Кто-то скажет, что, мол, Серафим Саровский этого не делал. А мы спросим у подобных людей: «Вы во всем подражаете Серафиму? И в стоянии на камне? И в безмолвии? И в отшельничестве?» Скорее всего, нет. Так знайте, что Серафим очень высоко отзывался о святителях Василии Великом и Григории Богослове. Он считал их истинными ангелами во плоти и защитниками истины. А теперь познакомьтесь, прошу вас, с их житиями. Почитайте, как они, еще не крещенные, жили в Афинах, зная только училище и церковь. Как они беседовали с умнейшими людьми своего времени, ото всех, словно пчелы с цветков, забирая лучшее. Хотите ссылаться на Серафима – уходите из мира молча и терпеливо монашествуйте, подражая Серафиму. А иначе живите в миру, вооружаясь всяким знанием, чтобы не отпасть от истины. Ведь это – вызов современности. Была эпоха страданий и катакомбного, скрытого бытия. Была эпоха воцерковления империи, культуры и выработки языка для богословского свидетельства. Была эпоха сберегания апостольского огня в простоте скитов и пустынь. Были эпохи дробления и обособленной жизни. Были эпохи подлинного миссионерства и миссионерства, смешанного с коммерческим интересом. Чего только не было! Но сейчас эпоха собирания камней для всемирного свидетельства, эпоха усвоения плодов прошлого с тем, чтобы будущее встретить во всеоружии. Бежать некуда и незачем. Во-первых, везде найдут. А во-вторых, времена благодатны и благоприятны именно для глубокого воцерковления и освоения исторически накопленных богатств.
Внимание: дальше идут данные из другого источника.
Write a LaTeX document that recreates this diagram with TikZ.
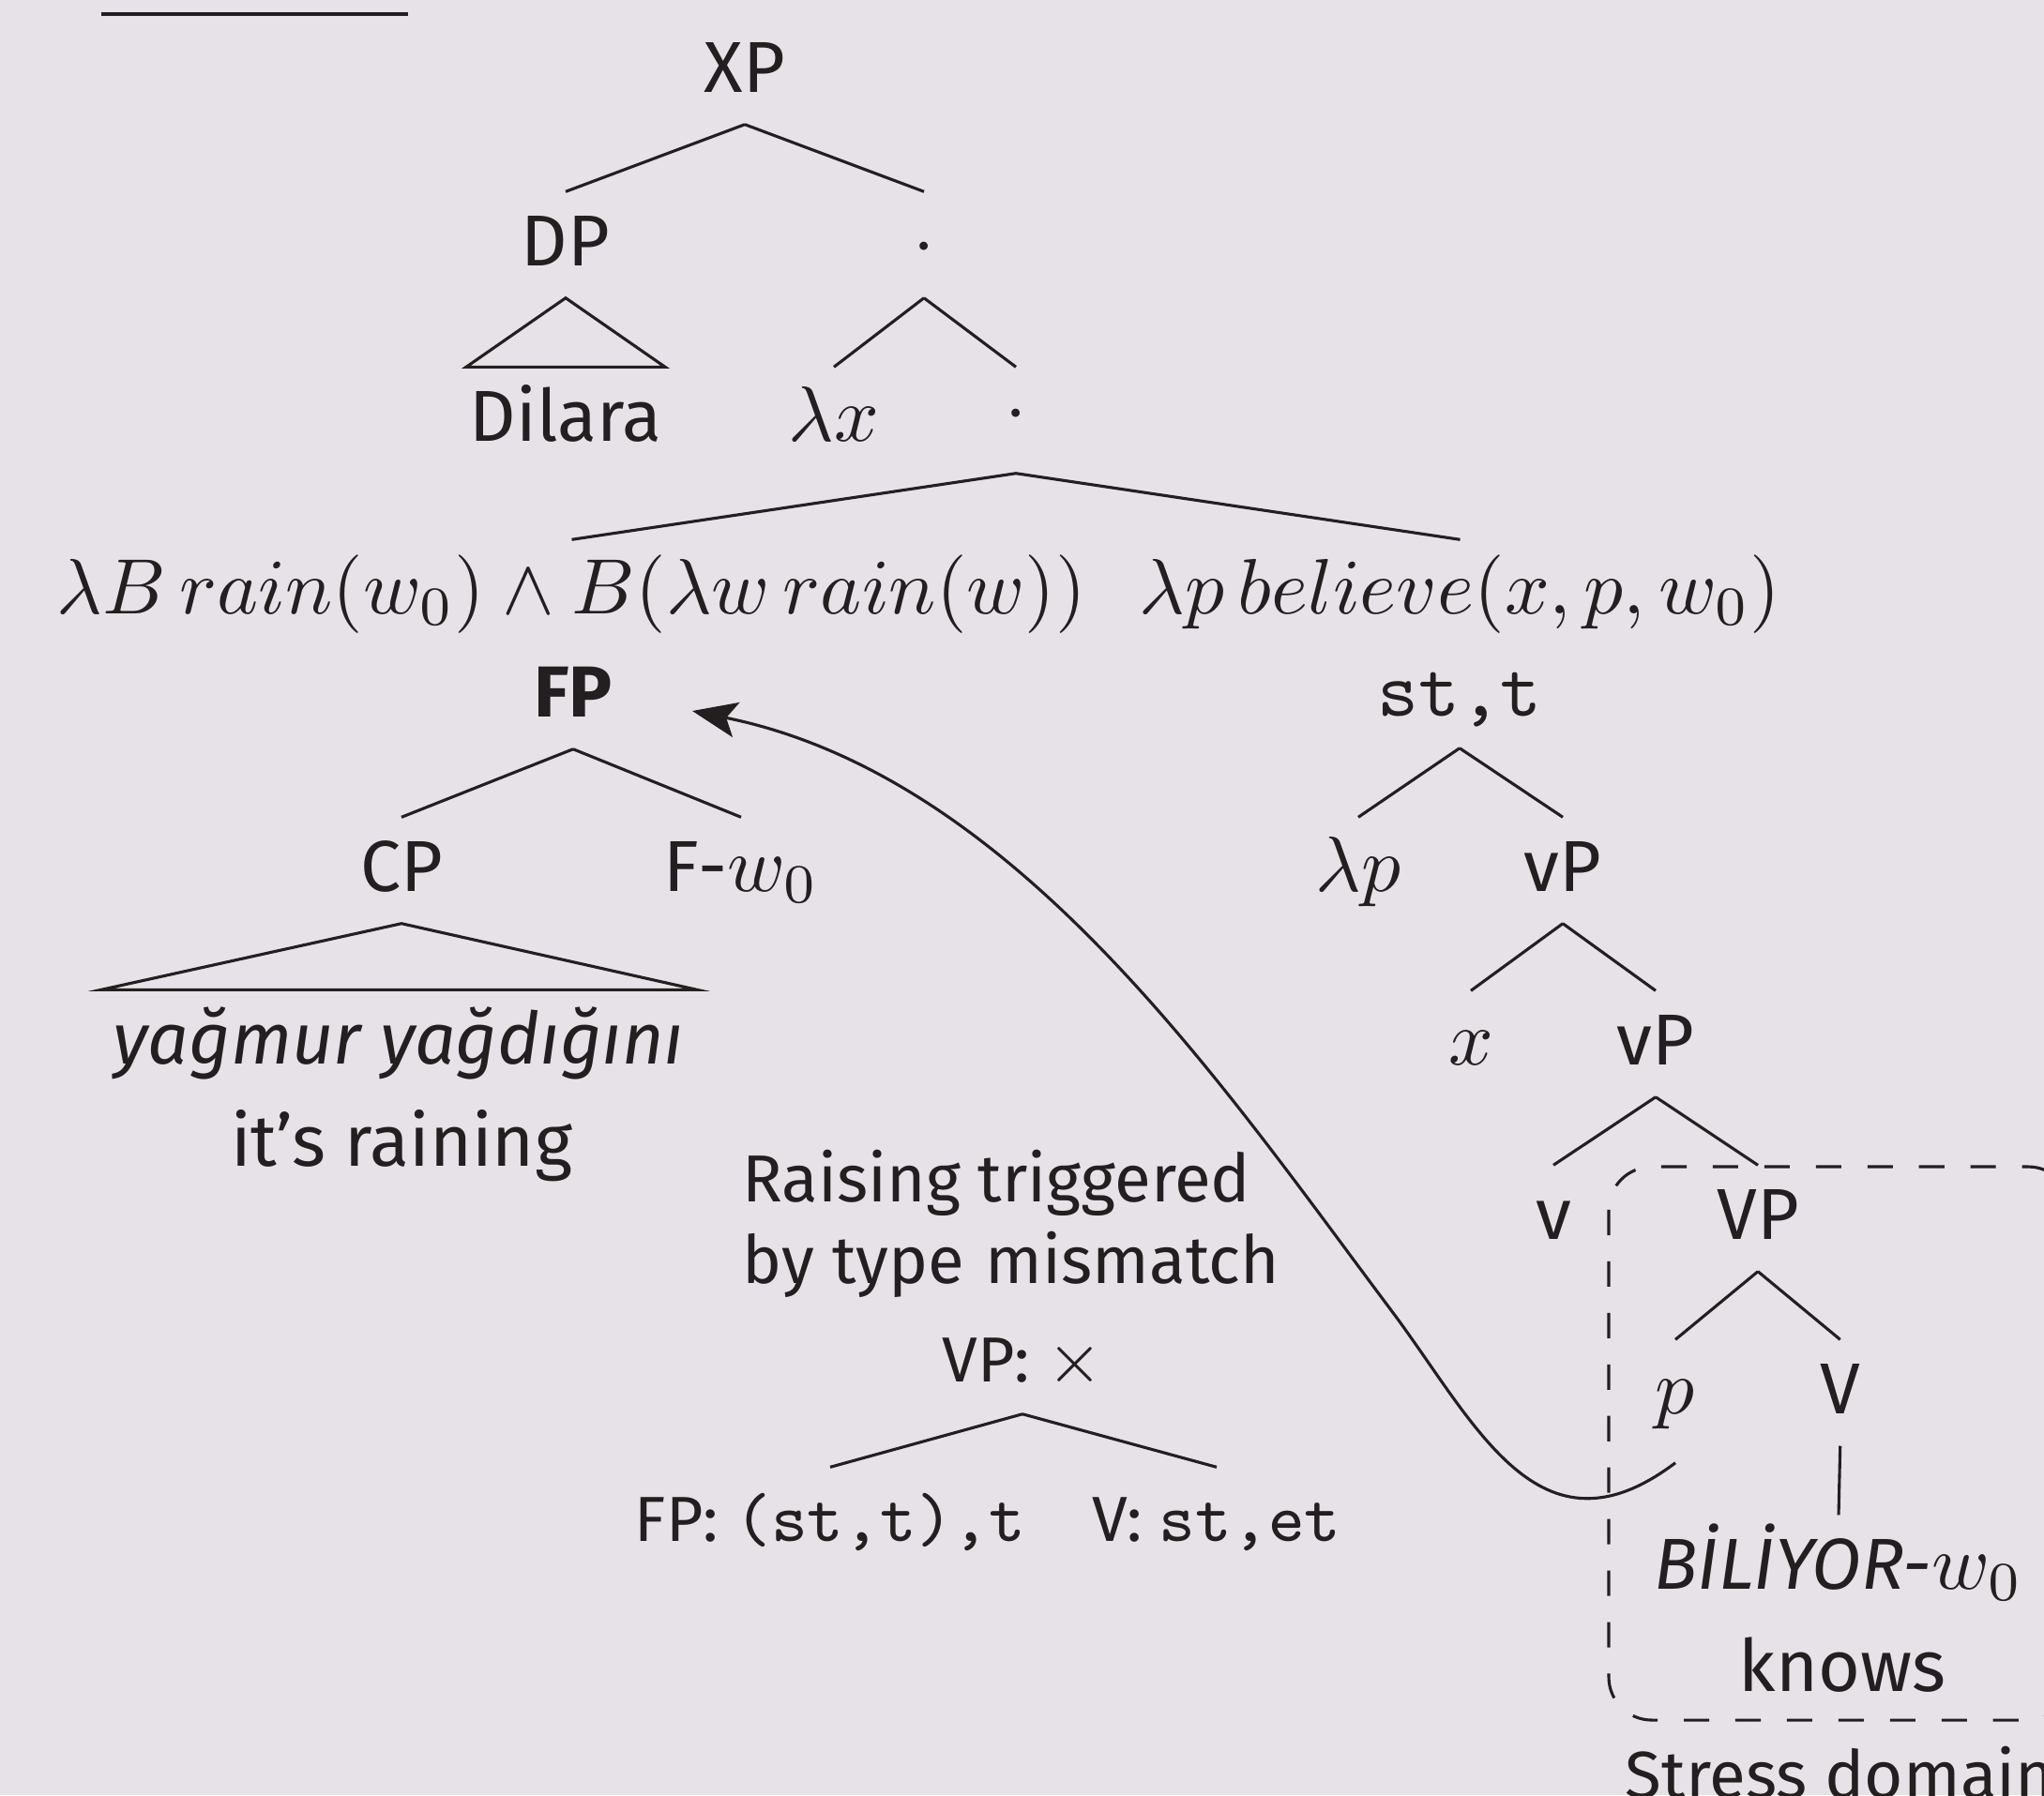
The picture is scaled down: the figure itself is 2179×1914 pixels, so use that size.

Мы ведь и живем так паршиво не потому ли, что веру, эту небесную силу, отодвинули на периферию жизни и считаем, что жизнь по вере возможна только вдали от практической деятельности? А разве не было в истории людей, сочетающих глубокую веру и подлинную религиозность с государственной службой, или с трудом архитектора, или с фундаментальной наукой, или с поприщем полководца? Были такие люди. Множество их было. Врачи-исповедники были, ученые-монахи были, педагоги-подвижники были. Отчего же их теперь быть не должно? Бог изменился? Но это – ересь. Человек не тот? Полноте. Человек тот же, и благодать все так же «немощных врачует и оскудевающих восполняет». А времена всегда, если угодно, были подлые, и карьеристам всегда жилось вольготнее, чем труженикам. Но это недостойная отговорка. Просто для того, чтобы понять драму жизни и найти себя, понять, что во все эпохи мы решаем одни и те же задачи, нужно всматриваться в прошлое, как в книгу. Всматривание в прошлое – это и есть погружение в культуру.
Вот еще какое чванство можно рассмотреть в сынах человеческих: они с легкостью хвалят свое, как бы записывая заслуги предков на свой счет, и с легкостью ругают чужое, словно оно все сплошь негодное. А ведь учиться можно у всех. Не только можно, но и нужно. Он не шпион и не предатель, человек, усвоивший чужой положительный опыт. Он – купец, привозящий на родину чужестранный полезный товар. И нужно наступить на горло собственной гордыне, личной или национальной, нужно, говоря языком Евангелия, попросту смириться, чтобы признать чужой успех и сделать его своим через обучение.